THE PROBLEM:
Please write out the lines of the data exactly, beginning with the first and ending with the line containing "PieChart, Pie, Legend"; leave the pictures behind.

AVAILABLE DATA:

┌──

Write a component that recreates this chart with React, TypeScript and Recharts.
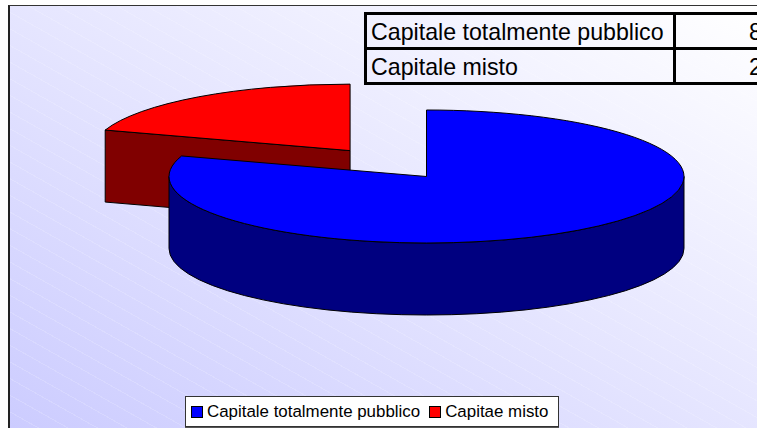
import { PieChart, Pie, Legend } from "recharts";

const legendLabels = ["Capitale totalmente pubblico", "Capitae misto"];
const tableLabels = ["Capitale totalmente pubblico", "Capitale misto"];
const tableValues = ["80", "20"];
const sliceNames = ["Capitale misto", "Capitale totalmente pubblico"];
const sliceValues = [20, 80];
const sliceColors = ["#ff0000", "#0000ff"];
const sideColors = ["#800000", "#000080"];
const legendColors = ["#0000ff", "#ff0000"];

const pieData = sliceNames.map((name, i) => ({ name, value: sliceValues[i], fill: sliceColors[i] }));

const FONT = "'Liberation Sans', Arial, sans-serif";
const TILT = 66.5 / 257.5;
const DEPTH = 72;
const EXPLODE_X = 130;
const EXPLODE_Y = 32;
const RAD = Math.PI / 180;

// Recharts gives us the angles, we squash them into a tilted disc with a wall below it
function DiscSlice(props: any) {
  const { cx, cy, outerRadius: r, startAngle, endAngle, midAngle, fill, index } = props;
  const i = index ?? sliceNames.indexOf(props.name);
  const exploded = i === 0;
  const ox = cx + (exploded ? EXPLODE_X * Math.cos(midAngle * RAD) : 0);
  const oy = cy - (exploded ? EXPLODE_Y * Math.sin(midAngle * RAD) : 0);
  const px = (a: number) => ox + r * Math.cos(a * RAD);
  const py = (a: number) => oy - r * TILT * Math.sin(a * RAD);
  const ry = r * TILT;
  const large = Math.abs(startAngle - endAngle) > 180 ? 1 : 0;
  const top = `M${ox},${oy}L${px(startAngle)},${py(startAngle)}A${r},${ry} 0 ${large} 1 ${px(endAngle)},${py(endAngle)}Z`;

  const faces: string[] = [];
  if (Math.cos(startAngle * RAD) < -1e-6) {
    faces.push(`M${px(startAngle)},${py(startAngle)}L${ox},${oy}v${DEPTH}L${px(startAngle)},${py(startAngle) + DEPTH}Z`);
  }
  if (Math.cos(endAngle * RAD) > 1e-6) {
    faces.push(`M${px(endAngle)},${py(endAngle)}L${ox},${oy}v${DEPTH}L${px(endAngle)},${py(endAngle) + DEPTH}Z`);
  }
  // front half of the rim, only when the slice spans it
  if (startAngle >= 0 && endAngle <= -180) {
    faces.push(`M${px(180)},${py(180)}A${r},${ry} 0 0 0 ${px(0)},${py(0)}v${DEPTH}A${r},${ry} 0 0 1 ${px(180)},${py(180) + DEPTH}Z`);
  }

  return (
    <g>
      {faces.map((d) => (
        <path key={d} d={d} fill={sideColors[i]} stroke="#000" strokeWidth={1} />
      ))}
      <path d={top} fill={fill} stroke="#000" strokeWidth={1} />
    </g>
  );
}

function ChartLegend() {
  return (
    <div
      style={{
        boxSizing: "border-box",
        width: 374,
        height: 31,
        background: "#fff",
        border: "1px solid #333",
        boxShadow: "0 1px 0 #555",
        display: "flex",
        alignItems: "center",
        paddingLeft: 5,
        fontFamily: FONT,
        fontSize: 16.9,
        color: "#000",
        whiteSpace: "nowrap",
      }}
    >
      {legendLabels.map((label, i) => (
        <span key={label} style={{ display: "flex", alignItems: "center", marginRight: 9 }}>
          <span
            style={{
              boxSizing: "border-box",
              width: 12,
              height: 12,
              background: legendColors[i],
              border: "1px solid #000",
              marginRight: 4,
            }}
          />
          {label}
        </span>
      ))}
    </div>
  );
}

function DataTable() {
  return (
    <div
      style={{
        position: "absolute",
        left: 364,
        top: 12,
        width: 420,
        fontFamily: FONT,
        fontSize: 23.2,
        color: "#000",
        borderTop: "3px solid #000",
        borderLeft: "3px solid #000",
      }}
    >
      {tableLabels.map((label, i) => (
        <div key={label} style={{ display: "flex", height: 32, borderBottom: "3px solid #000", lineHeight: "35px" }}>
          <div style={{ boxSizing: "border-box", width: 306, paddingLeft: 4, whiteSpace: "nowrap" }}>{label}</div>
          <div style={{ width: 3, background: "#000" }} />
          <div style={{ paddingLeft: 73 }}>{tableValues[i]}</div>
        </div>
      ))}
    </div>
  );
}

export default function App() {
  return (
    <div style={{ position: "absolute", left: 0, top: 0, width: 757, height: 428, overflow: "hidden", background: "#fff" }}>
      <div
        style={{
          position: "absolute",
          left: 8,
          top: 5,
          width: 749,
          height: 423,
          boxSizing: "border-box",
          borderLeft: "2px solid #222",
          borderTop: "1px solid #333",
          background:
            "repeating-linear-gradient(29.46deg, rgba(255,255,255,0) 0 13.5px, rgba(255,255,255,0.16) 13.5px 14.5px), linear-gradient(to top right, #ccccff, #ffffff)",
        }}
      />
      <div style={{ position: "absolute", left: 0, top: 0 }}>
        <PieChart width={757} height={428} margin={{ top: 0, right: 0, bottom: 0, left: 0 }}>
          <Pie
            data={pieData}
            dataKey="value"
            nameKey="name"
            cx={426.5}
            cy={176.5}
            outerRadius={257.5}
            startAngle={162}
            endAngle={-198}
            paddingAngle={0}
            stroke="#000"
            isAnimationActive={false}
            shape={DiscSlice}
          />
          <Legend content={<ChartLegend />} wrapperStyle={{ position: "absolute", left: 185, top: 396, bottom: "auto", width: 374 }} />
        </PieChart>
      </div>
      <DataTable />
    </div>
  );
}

└──

FULL RESPONSE:
Write a component that recreates this chart with React, TypeScript and Recharts.
import { PieChart, Pie, Legend } from "recharts";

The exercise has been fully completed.